Lead-free dielectric ceramic capacitors are extensively studied for their environmental protection and excellent electrical properties. In this study, (1-x) Bi0.47Na0.47Ba0.06 TiO3-xMgTiO3 was synthesized by the classical solid-phase method. Perovskite materials usually have a complex structure, and the modification of the A-site and B-site doping can have a wonderful effect on the material. The effect of A-site Mg2+ doping on the phase structure and electrical properties of (1-x)BNBT-xMT was studied. Results showed that a wider optical band gap and a higher grain boundary density can be obtained by doping at the A-site, which greatly improved the breakdown electric field of the ceramics. X-ray diffraction, Raman scattering, transmission electron microscopy, and dielectric constant curves of (1-x)BNBT-xMT ceramics were also performed to characterize the transition between rhombohedral and tetragonal phases.

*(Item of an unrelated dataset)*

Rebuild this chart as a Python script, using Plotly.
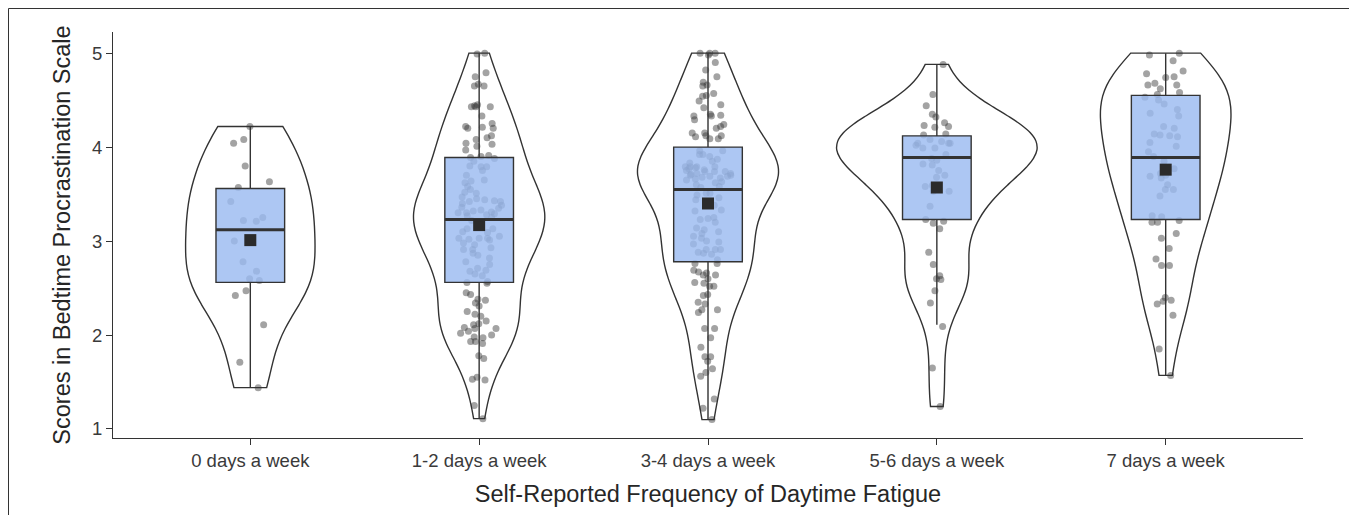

The findings indicated that that doping at the A-site successfully induced the polar nanoregion, and the 0.94Bi0.47Na0.47Ba0.06TiO3-0.06MgTiO3 relaxation ferroelectric ceramics had high Wrec (5.82 J/cm3), stable frequency (Wrec = 2.53 J/cm3±3 %, 1–200 Hz), excellent temperature stability (Wrec≈2.37 ± 3 % J/cm3, 30–100 °C), and fast discharge rate (4μs). This work can provide ideas for the development of green and harmless dielectric capacitors with high charge/discharge rate and high energy-storage density.